The result is a fascinating, comprehensive and carefully weighed assessment of the chances of tracking down some of the most coveted tombs in history, those of: the great architect Imhotep (the one whose name was co-opted by the horror movies); Amenhotep I; Nefertiti and the other Amarna royals related to Tutankhamun; Herihor whose tomb, it has been claimed, would make "Tutankhamun look like Woolworths"; the pharaohs of the much disputed Third Intermediate Period; Alexander the Great; and Cleopatra.

It's a little like Richard Molesworth's book, Wiped!, which details the loss and recovery of episodes of Doctor Who - at times tantalising, fascinating and utterly frustrating. Along the way, Chris supplies plenty of fascinating history - of ancient Egypt and of modern archaeologists, not all of whom come out of it very well. He is good at putting the claims of some enthusiasts and attempting to weight them against evidence fairly. 

There's plenty that I didn't know - Alexander the Great had a sister called Cleopatra - and I particularly like a quotation from Howard Carter's 1917 report, "A tomb prepared for Queen Hatshepsut and other recent discoveries in Thebes", in which he feels the need to accent and italicise the exotic, foreign word "débris".

Sunday, September 23, 2018

Doctor Who Magazine #530

Doctor Who Magazine #530 is now available in shops and online. It includes my interview with musician Christian Erickson about how 1984 Doctor Who story The Caves of Androzani inspired his new album, The Caves - which I've been listening to a lot over the past few months.

The issue also includes a preview of The Women Who Lived, my new Doctor Who book which is out this week, and a nice review of The Eleventh Doctor Chronicles, which includes my latest Doctor Who audio play.
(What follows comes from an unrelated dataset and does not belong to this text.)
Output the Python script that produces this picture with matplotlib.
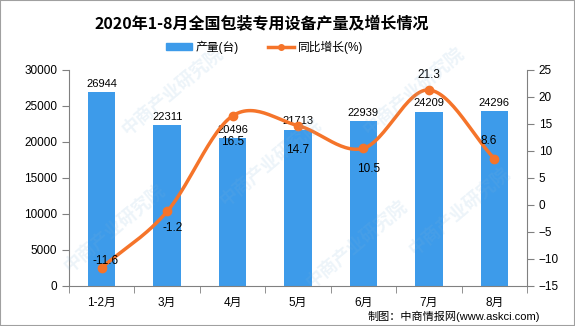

This issue of Doctor Who Magazine is also available as a deluxe edition exclusive to WHSmith, the goodies including a Doctor Who audio adventure from Big Finish (I'm afraid there's a risk you'll end up with one of mine) and a postcard of Lee Binding's cover art for The Women Who Lived.

I'll be signing the book later this week - at Forbidden Planet in London on Friday evening from 6 pm and at Forbidden Planet in Bristol on Saturday afternoon from 1 pm - along with my co-author Christel Dee and some of the artists involved.

And you can win a copy of the book by paying careful attention to this interview with me and Christel conducted by Phil Hawkins:

Wednesday, August 08, 2018

The World of Doctor Who

In shops now, The World of Doctor Who is the latest - and 50th - special edition of Doctor Who Magazine, and examines the past, present and future of fandom.

I've written three features:

SHOW YOUR APPRECIATION
'Calling all Doctor Who fans...' The Doctor Who Appreciation Society was launched in 1976. Paul Winter, the current Co-ordinator, explains how its role has changed over the years.

THE FAN SHOWS
From humble beginnings in the early 70s, fan productions have grown increasingly sophisticated, nurturing careers and featuring numerous stars from television Doctor Who.
(I spoke to animator Lucy Crewe from Creative Cat FX, director Kevin Jon Davies, Den Valdron who wrote The Great Unauthorized Doctor Stories, producer Keith Barnfather, puppeteer Alisa Stern and the team behind Devious - Ashley Nealfuller, David Clarke, Stephen Cranford and Mark Jones.)

CONVENTIONAL WISDOM
What began in a church in London in 1977 has now become a crucial part of many fans' social calendars. This is the essential guide to Doctor Who conventions.
(I spoke to Dexter O'Neill at Fantom, Oni Hartstein of (Re)Generation Who, and fans Prakash Bakrani, Jennifer and Ed Comstock, Yashoda Sampath, Jenny Shirt and Andrea @TARDISParrot.)